Além disso, a frequência das blitzes, especialmente em grandes centros urbanos, tem se tornado cada vez menor, em parte devido à percepção de que os motoristas conhecem as brechas da lei, como a recusa ao bafômetro. Isso cria um paradoxo: a lei existe para inibir o comportamento perigoso, mas a possibilidade de recusa ao teste gera uma zona cinzenta que enfraquece sua eficácia.
Motoristas e o Efeito Psicológico da Recusa
O ato de recusar o teste do bafômetro não impacta apenas legalmente o motorista. Existe também uma dimensão psicológica a ser considerada. Para alguns, a recusa pode ser vista como uma forma de “desafiar o sistema”, um exercício de controle sobre a própria liberdade. No entanto, essa atitude muitas vezes mascara um receio mais profundo: o medo das consequências, sejam elas financeiras, legais ou sociais.
Motoristas que optam por recusar o teste podem enfrentar um peso moral adicional. Afinal, ao se recusarem a soprar o bafômetro, estão, de certa forma, admitindo uma possível culpa ou, no mínimo, a suspeita de que estavam dirigindo sob efeito de álcool. Essa percepção pode corroer a imagem que o motorista tem de si mesmo e de seu papel na sociedade, principalmente quando refletido no espelho da opinião pública.
A Perspectiva Jurídica: O Que Dizem os Especialistas?
A recusa ao bafômetro é um tema amplamente discutido no meio jurídico. Advogados especializados em trânsito destacam que a legislação brasileira oferece um equilíbrio delicado entre o direito individual e o interesse coletivo. Por um lado, o direito à recusa está garantido pela Constituição. Por outro, as penalidades administrativas para quem se recusa ao teste são bastante rigorosas e servem como um desincentivo.
Os juristas também observam que, em muitos casos, a recusa ao bafômetro é interpretada de forma desfavorável pelos tribunais. Embora o motorista não seja obrigado a produzir provas contra si mesmo, os juízes muitas vezes veem a recusa como uma admissão implícita de culpa, especialmente quando acompanhada de outros indícios de embriaguez. Assim, a recusa ao bafômetro pode, na prática, resultar em consequências jurídicas mais severas do que o próprio teste positivo.
Caminhos para o Futuro: Como Melhorar a Lei?
Apesar da eficácia da Lei Seca em reduzir acidentes de trânsito, há espaço para melhorias, principalmente no que diz respeito à recusa ao bafômetro.
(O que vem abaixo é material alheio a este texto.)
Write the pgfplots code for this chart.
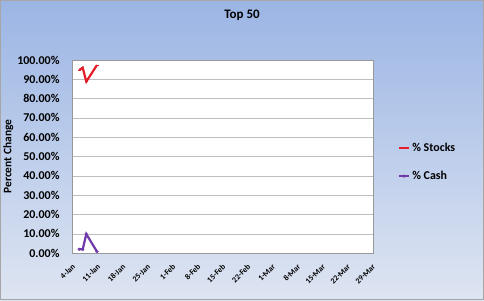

Alguns especialistas sugerem que a lei poderia ser reformulada para incluir sanções ainda mais severas para quem se recusa a soprar o aparelho, enquanto outros advogam pela criação de campanhas educativas que reforcem a importância da colaboração entre motoristas e autoridades de trânsito.
Além disso, é essencial que o debate sobre a recusa ao bafômetro se amplie para além das questões legais. A sociedade brasileira precisa continuar discutindo a cultura do álcool ao volante, bem como os impactos sociais e psicológicos que ela gera. A solução não está apenas em leis mais rigorosas, mas em uma mudança de mentalidade, onde a segurança e a responsabilidade sejam prioridades para todos.